Finmin may reduce withholding tax for FIIs to boost corp bonds

To spur foreign investment in the corporate bond market, the Finance Ministry has proposed reduction in withholding tax for FIIs to 5 per cent, from 20 per cent at present.

As the ministry braces up for a new minister after the BJP government is sworn in this evening, the capital markets division would also make a case for deepening the currency derivatives market and make it easier for FIIs to hedge risks.

These suggestions will be placed before the new minister who is to assume office tomorrow.

In a note prepared for the new government, the ministry has proposed cutting withholding tax for FIIs in non- infrastructure corporate bonds to 5 per cent, thus favouring uniform withholding tax for all FIIs investing in corporate bonds.

"The withholding tax for FIIs in non-infrastructure bond issuance by companies is 20 per cent, which may be brought down to 5 per cent," said a Finance Ministry official.

Last year, the government had cut the withholding tax rate on foreign investment in infrastructure corporate bonds to 5 per cent for two years from 20 per cent.

"We want to create a level-playing field for foreign investors in corporate bond market," the official added.

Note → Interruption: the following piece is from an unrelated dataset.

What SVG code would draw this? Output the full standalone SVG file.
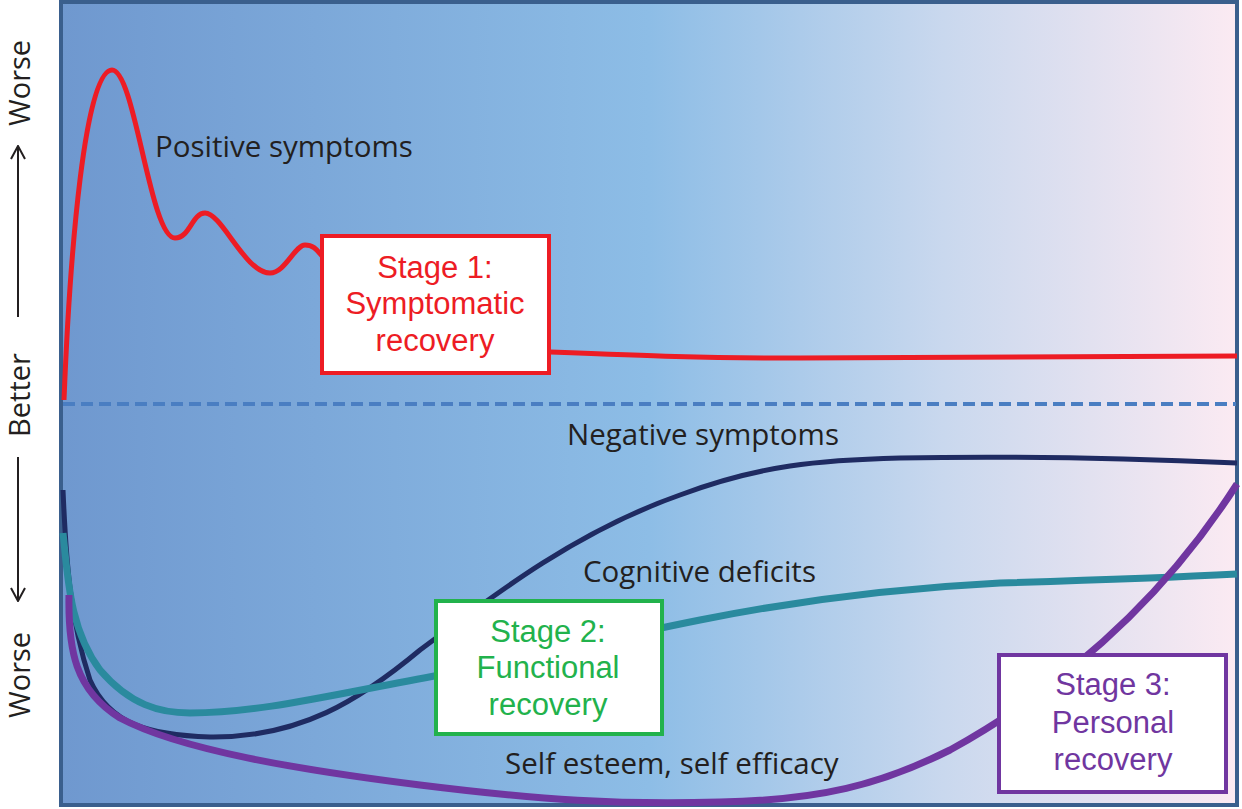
<svg xmlns="http://www.w3.org/2000/svg" width="1242" height="809" viewBox="0 0 1242 809">
<defs>
<linearGradient id="bg" x1="0" y1="0" x2="1" y2="0">
<stop offset="0" stop-color="#6f98cf"/>
<stop offset="0.5" stop-color="#8dbde6"/>
<stop offset="0.75" stop-color="#c9d8ee"/>
<stop offset="1" stop-color="#fbeaf2"/>
</linearGradient>
<marker id="ah" viewBox="0 0 16 16" refX="15" refY="8" markerWidth="16" markerHeight="16" markerUnits="userSpaceOnUse" orient="auto">
<path d="M2,1 L15,8 L2,15" fill="none" stroke="#231f20" stroke-width="2"/>
</marker>
<style>
text{font-family:"Open Sans","Noto Sans","Liberation Sans",sans-serif;}
.lbl{font-size:29.5px;fill:#231f20;}
.ax{font-size:29px;fill:#231f20;}
.st{font-family:"Liberation Sans",Arial,sans-serif;font-size:31px;text-anchor:middle;}
.box{fill:#ffffff;stroke-width:4;}
.curve{fill:none;stroke-linecap:butt;stroke-linejoin:round;}
</style>
</defs>
<rect id="frame" x="61" y="2" width="1176" height="803" fill="url(#bg)" stroke="#3a5f8d" stroke-width="4"/>
<g id="axis">
<text class="ax" transform="translate(30,83) rotate(-90)" text-anchor="middle">Worse</text>
<line x1="18" y1="317" x2="18" y2="146" stroke="#231f20" stroke-width="2" marker-end="url(#ah)"/>
<text class="ax" transform="translate(30,395) rotate(-90)" text-anchor="middle">Better</text>
<line x1="18" y1="457" x2="18" y2="601" stroke="#231f20" stroke-width="2" marker-end="url(#ah)"/>
<text class="ax" transform="translate(30,675) rotate(-90)" text-anchor="middle">Worse</text>
</g>
<g id="connectors">
<line id="baseline" x1="63" y1="404" x2="1236" y2="404" stroke="#4a7ec2" stroke-width="4" stroke-dasharray="12,6"/>
<path id="positive" class="curve" stroke="#ed1c24" stroke-width="5" d="M64,400 C 70,250 85,70 112,70 C 135,70 150,238 175,238 C 190,238 192,213 205,213 C 222,213 245,273 270,273 C 285,273 295,245 305,245 C 315,245 318,252 324,258 C 420,340 470,350 549,352 C 650,356 700,358 800,358 L 1237,356"/>
<path id="negative" class="curve" stroke="#1f2b62" stroke-width="5" d="M63,490 C 66,560 70,620 90,680 C 110,725 150,735 210,737 C 300,738 360,700 420,650 C 500,590 580,530 680,495 C 760,465 820,460 900,458 C 1000,456 1100,457 1237,463"/>
<path id="cognitive" class="curve" stroke="#2a8a9e" stroke-width="7" d="M63,533 C 68,580 70,630 100,670 C 130,705 160,713 190,713 C 260,713 330,695 440,675 C 520,660 600,640 700,620 C 800,600 900,588 1000,583 C 1100,580 1180,577 1237,574"/>
<path id="selfesteem" class="curve" stroke="#7036a0" stroke-width="7" d="M69,595 C 68,650 75,690 120,718 C 180,750 300,770 420,785 C 540,800 620,805 720,802 C 820,800 880,785 950,750 C 1040,700 1150,620 1237,484"/>
</g>
<g id="labels">
<text class="lbl" x="155" y="157">Positive symptoms</text>
<text class="lbl" x="567" y="445">Negative symptoms</text>
<text class="lbl" x="583" y="582">Cognitive deficits</text>
<text class="lbl" x="505" y="774">Self esteem, self efficacy</text>
</g>
<g id="stage1">
<rect class="box" x="322" y="236" width="227" height="137" stroke="#ed1c24"/>
<text class="st" fill="#ed1c24"><tspan x="435" y="278">Stage 1:</tspan><tspan x="435" y="314">Symptomatic</tspan><tspan x="435" y="351">recovery</tspan></text>
</g>
<g id="stage2">
<rect class="box" x="436" y="601" width="226" height="133" stroke="#22b24c"/>
<text class="st" fill="#22b24c"><tspan x="548" y="642">Stage 2:</tspan><tspan x="548" y="678">Functional</tspan><tspan x="548" y="715">recovery</tspan></text>
</g>
<g id="stage3">
<rect class="box" x="999" y="655" width="227" height="137" stroke="#7036a0"/>
<text class="st" fill="#7036a0"><tspan x="1113" y="695">Stage 3:</tspan><tspan x="1113" y="733">Personal</tspan><tspan x="1113" y="770">recovery</tspan></text>
</g>
</svg>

As part of amendments to the Finance Bill 2013, outgoing Finance Minister P Chidambaram had then said that 5 per cent tax rate would apply to interest payments to FIIs and qualified foreign investors between June 1, 2013 and May 31, 2015 on government securities and rupee-denominated corporate bonds.

The FII investment limit in corporate debt is $51 billion and till now only 33.7 per cent has been utilised, leaving enough headroom for FIIs to invest.

On deepening the currency derivative market, the official said the finance ministry is engaged with the Reserve Bank, and a final decision would only be taken by the RBI.

"We want to open up currency derivative market for both domestic and foreign players. Also we want to make it easier for FIIs to take position in the market," the official said.

In its monetary policy statement for 2014-15 on April 1, the RBI had said it was finalising the modalities for allowing FIIs to hedge their currency risk by using exchange traded currency futures.

The central bank also proposed to allow resident individuals, firms and companies with actual foreign exchange exposures to book foreign exchange derivative contracts up to $250,000 on declaration, subject to certain conditions.